◆ **GIVEN REQUEST**
Print, please, exactly and only the lines between the line holding "Write a Python" and the line holding "from matplotlib.transforms import", inclusive, omitting any pictures.

»»

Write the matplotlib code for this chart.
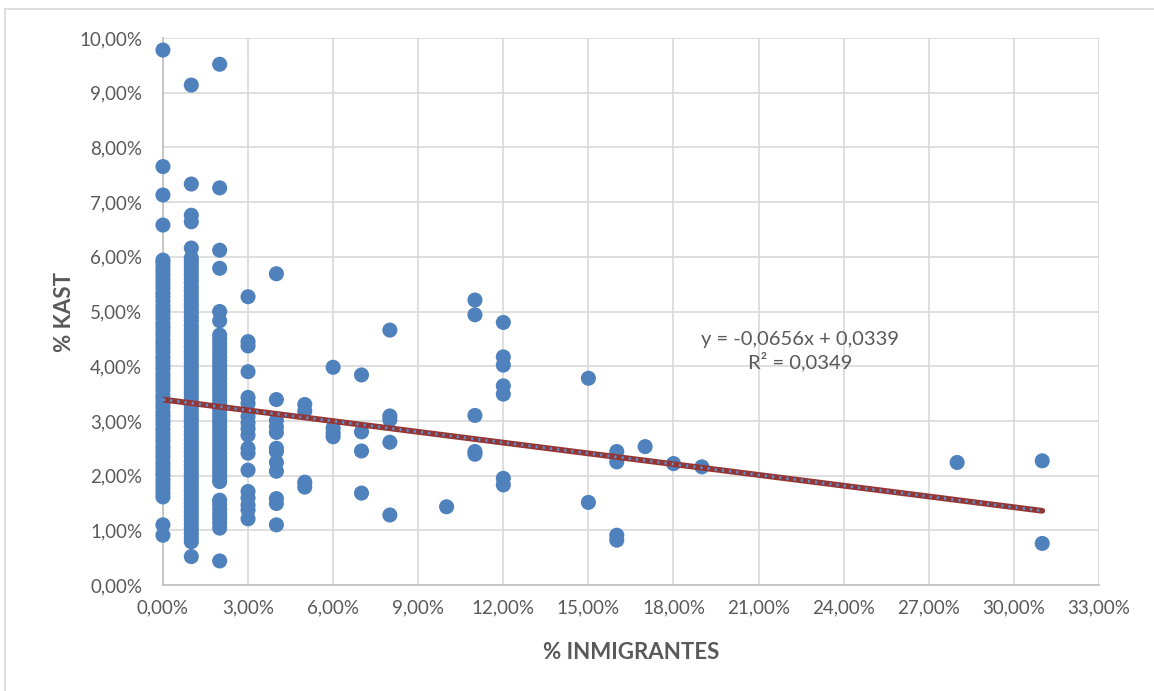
import numpy as np
import matplotlib.pyplot as plt
from matplotlib.ticker import FuncFormatter, MultipleLocator
from matplotlib.lines import Line2D

# % inmigrantes (x) -> list of % KAST values (y)
x0_vals = [9.78, 7.65, 7.13, 6.58,
           5.94, 5.89, 5.81, 5.74, 5.66, 5.58, 5.51, 5.43, 5.34, 5.27, 5.19, 5.10,
           5.03, 4.95, 4.88, 4.79, 4.72, 4.64, 4.57, 4.48, 4.41, 4.33, 4.26, 4.17,
           4.10, 4.02, 3.95, 3.86, 3.79, 3.71, 3.63, 3.56, 3.47, 3.40, 3.32, 3.25,
           3.16, 3.09, 3.01, 2.94, 2.85, 2.78, 2.70, 2.63, 2.54, 2.47, 2.39, 2.32,
           2.23, 2.16, 2.08, 2.01, 1.92, 1.85, 1.77, 1.69, 1.61, 1.10, 0.91]
x1_vals = [9.14, 7.33, 6.76, 6.64, 6.16,
           5.98, 5.91, 5.83, 5.76, 5.68, 5.60, 5.53, 5.44, 5.37, 5.29, 5.21, 5.13,
           5.06, 4.98, 4.90, 4.83, 4.74, 4.67, 4.59, 4.51, 4.44, 4.36, 4.28, 4.20,
           4.13, 4.05, 3.97, 3.90, 3.82, 3.74, 3.66, 3.59, 3.51, 3.43, 3.35, 3.28,
           3.20, 3.12, 3.05, 2.97, 2.89, 2.81, 2.74, 2.66, 2.58, 2.50, 2.43, 2.35,
           2.27, 2.19, 2.12, 2.04, 1.96, 1.88, 1.81, 1.73, 1.65, 1.57, 1.50, 1.42,
           1.34, 1.26, 1.19, 1.11, 1.03, 0.95, 0.87, 0.79, 0.52]
x2_vals = [9.52, 7.26, 6.12, 5.79, 5.00, 4.83,
           4.57, 4.49, 4.41, 4.33, 4.25, 4.17, 4.09, 4.01, 3.93, 3.85, 3.77, 3.69,
           3.61, 3.53, 3.45, 3.37, 3.29, 3.21, 3.13, 3.05, 2.97, 2.89, 2.81, 2.73,
           2.65, 2.57, 2.49, 2.41, 2.33, 2.25, 2.17, 2.09, 2.01, 1.94, 1.89,
           1.55, 1.47, 1.39, 1.30, 1.22, 1.13, 1.04, 0.44]
x3_vals = [5.27, 4.45, 4.37, 3.90, 3.43, 3.32, 3.08, 2.96, 2.86, 2.74, 2.50,
           2.41, 2.10, 1.71, 1.59, 1.46, 1.37, 1.21]
x4_vals = [5.69, 3.39, 3.01, 2.89, 2.79, 2.50, 2.44, 2.24, 2.08, 1.58, 1.49, 1.10]
other = {
    5: [3.30, 3.18, 1.88, 1.79],
    6: [3.98, 2.87, 2.78, 2.71],
    7: [3.84, 2.80, 2.45, 1.68],
    8: [4.66, 3.09, 3.02, 2.61, 1.28],
    10: [1.43],
    11: [5.21, 4.94, 3.10, 2.44, 2.39],
    12: [4.80, 4.17, 4.02, 3.64, 3.49, 1.95, 1.83],
    15: [3.78, 1.51],
    16: [2.44, 2.25, 0.91, 0.82],
    17: [2.53],
    18: [2.22],
    19: [2.16],
    28: [2.24],
    31: [2.27, 0.76],
}

# trendline from the chart's equation
slope = -0.0656
intercept = 0.0339
trend_x = [0.0, 0.31]

groups = {0: x0_vals, 1: x1_vals, 2: x2_vals, 3: x3_vals, 4: x4_vals}
groups.update(other)
xs, ys = [], []
for k, vals in groups.items():
    xs += [k / 100.0] * len(vals)
    ys += [v / 100.0 for v in vals]

plt.rcParams['font.family'] = ['Lato', 'DejaVu Sans']
gray = '#595959'

fig = plt.figure(figsize=(11.54, 6.91), dpi=100)
ax = fig.add_axes([0.1412, 0.1534, 0.8111, 0.7916])

ax.scatter(xs, ys, s=118, color='#4F81BD', edgecolors='none', zorder=3, clip_on=False)

ty = [slope * t + intercept for t in trend_x]
ax.plot(trend_x, ty, color='#943634', lw=4.2, solid_capstyle='round', zorder=4)
ax.plot(trend_x, ty, color='#5B8FD0', lw=2.0, linestyle=(0, (0.8, 1.8)), zorder=5)

ax.set_xlim(0, 0.33)
ax.set_ylim(0, 0.10)
ax.xaxis.set_major_locator(MultipleLocator(0.03))
ax.yaxis.set_major_locator(MultipleLocator(0.01))
fmt = FuncFormatter(lambda v, p: ('%.2f%%' % (v * 100)).replace('.', ','))
ax.xaxis.set_major_formatter(fmt)
ax.yaxis.set_major_formatter(fmt)
ax.grid(True, color='#D9D9D9', lw=1.2, zorder=0)
ax.set_axisbelow(True)
for side in ['top', 'right']:
    ax.spines[side].set_visible(False)
for side in ['left', 'bottom']:
    ax.spines[side].set_color('#BFBFBF')
    ax.spines[side].set_linewidth(1.2)
ax.tick_params(length=0, labelsize=13.5, labelcolor=gray)
ax.tick_params(axis='y', pad=15)
ax.tick_params(axis='x', pad=10)

ax.set_xlabel('% INMIGRANTES', fontsize=16, fontweight='bold', color=gray, labelpad=19)
ax.set_ylabel('% KAST', fontsize=16, fontweight='bold', color=gray, labelpad=3)

ax.text(0.2245, 0.0427, 'y = -0,0656x + 0,0339\nR² = 0,0349', ha='center', va='center',
        fontsize=14.5, color=gray, linespacing=1.2, zorder=6)

# chart area border
fig.add_artist(Line2D([5 / 1154, 1.0], [1 - 9 / 691, 1 - 9 / 691], color='#D9D9D9', lw=1.2))
fig.add_artist(Line2D([5 / 1154, 5 / 1154], [0, 1 - 9 / 691], color='#D9D9D9', lw=1.2))

fig.savefig('out.png', dpi=100)
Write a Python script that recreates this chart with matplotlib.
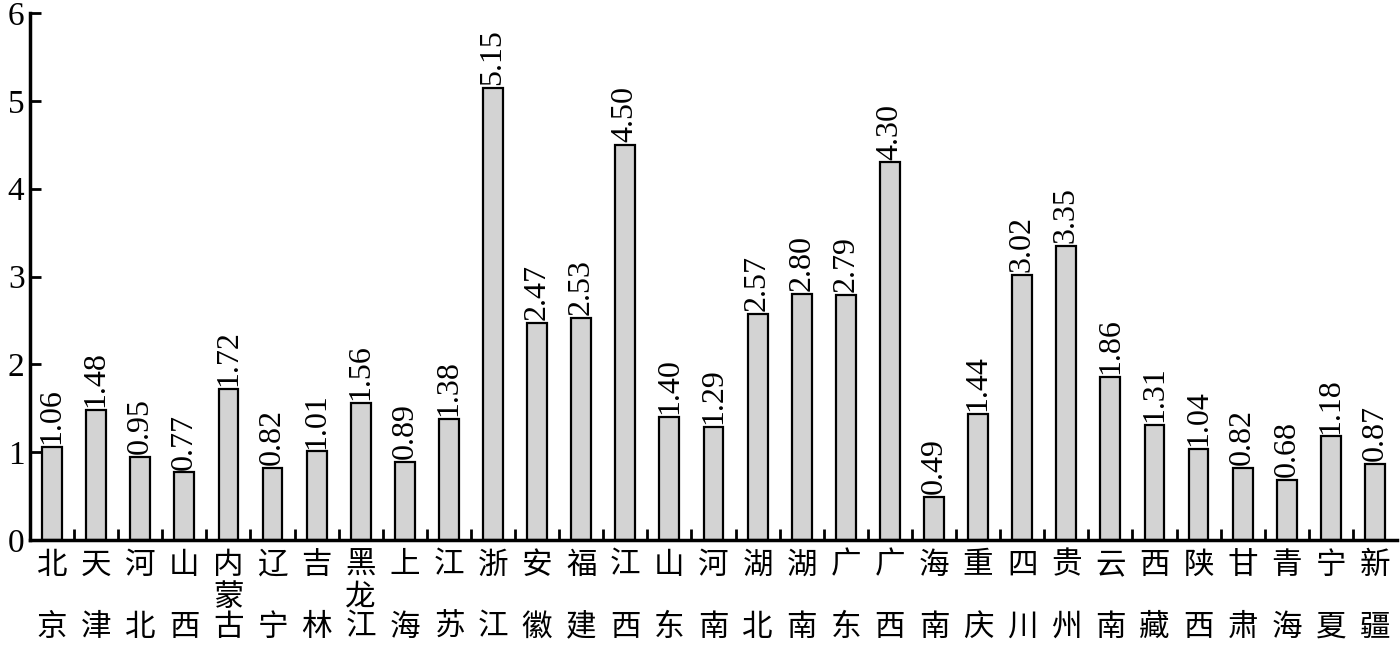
import matplotlib
matplotlib.use("Agg")
import matplotlib.pyplot as plt
from matplotlib.transforms import blended_transform_factory

provinces = ["北京", "天津", "河北", "山西", "内蒙古", "辽宁", "吉林", "黑龙江", "上海", "江苏",
             "浙江", "安徽", "福建", "江西", "山东", "河南", "湖北", "湖南", "广东", "广西",
             "海南", "重庆", "四川", "贵州", "云南", "西藏", "陕西", "甘肃", "青海", "宁夏", "新疆"]
values = [1.06, 1.48, 0.95, 0.77, 1.72, 0.82, 1.01, 1.56, 0.89, 1.38,
          5.15, 2.47, 2.53, 4.50, 1.40, 1.29, 2.57, 2.80, 2.79, 4.30,
          0.49, 1.44, 3.02, 3.35, 1.86, 1.31, 1.04, 0.82, 0.68, 1.18, 0.87]
yticks = [0, 1, 2, 3, 4, 5, 6]

serif = ["Liberation Serif", "DejaVu Serif"]
cjk = ["Noto Sans CJK SC", "DejaVu Sans"]

fig = plt.figure(figsize=(14, 6.54), dpi=100)
ax = fig.add_axes([30/1400, 1 - 540/654, (1397-30)/1400, (540-13)/654])

x = list(range(len(provinces)))
ax.bar(x, values, width=0.45, color="#d3d3d3", edgecolor="black", linewidth=1.6, zorder=2)

for xi, v in zip(x, values):
    ax.annotate(f"{v:.2f}", (xi, v), xytext=(0, 2), textcoords="offset points",
                rotation=90, ha="center", va="bottom", fontsize=23, family=serif)

ax.set_xlim(-0.5, len(provinces) - 0.5)
ax.set_ylim(0, 6)
ax.set_yticks(yticks)
ax.set_yticklabels([str(t) for t in yticks], family=serif, fontsize=24)
ax.set_xticks(x)
ax.set_xticklabels([""] * len(x))
ax.set_xticks([i + 0.5 for i in range(len(x) - 1)], minor=True)
ax.tick_params(axis="x", which="major", length=0)
ax.tick_params(axis="x", which="minor", direction="in", length=8, width=2)
ax.tick_params(axis="y", direction="in", length=8, width=2, pad=4)

for s in ["top", "right"]:
    ax.spines[s].set_visible(False)
for s in ["left", "bottom"]:
    ax.spines[s].set_linewidth(2.5)

trans = blended_transform_factory(ax.transData, fig.transFigure)
top_y = 1 - 565/654
bot_y = 1 - 627/654
mid_y = 1 - 597/654
for xi, name in zip(x, provinces):
    chars = list(name)
    ax.text(xi, top_y, chars[0], transform=trans, ha="center", va="center",
            fontsize=22, family=cjk)
    ax.text(xi, bot_y, chars[-1], transform=trans, ha="center", va="center",
            fontsize=22, family=cjk)
    if len(chars) == 3:
        ax.text(xi, mid_y, chars[1], transform=trans, ha="center", va="center",
                fontsize=22, family=cjk)

fig.savefig("out.png", dpi=100)
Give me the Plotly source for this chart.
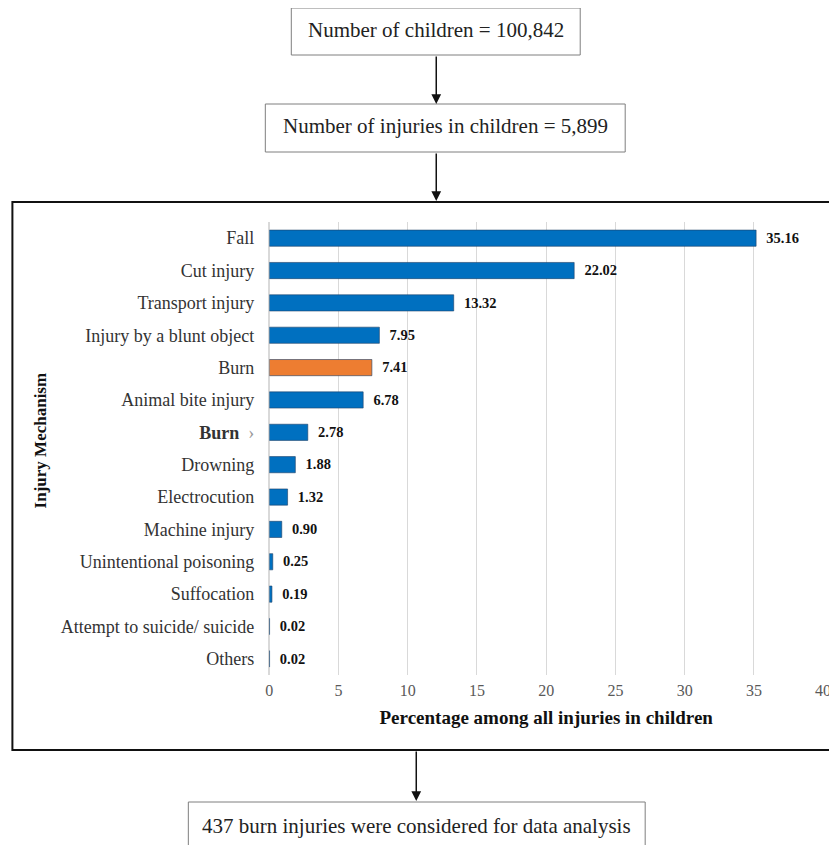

««

◆ **RESULT BELOW**
Write a Python script that recreates this chart with matplotlib.
import matplotlib
matplotlib.use("Agg")
import matplotlib.pyplot as plt
from matplotlib.transforms import blended_transform_factory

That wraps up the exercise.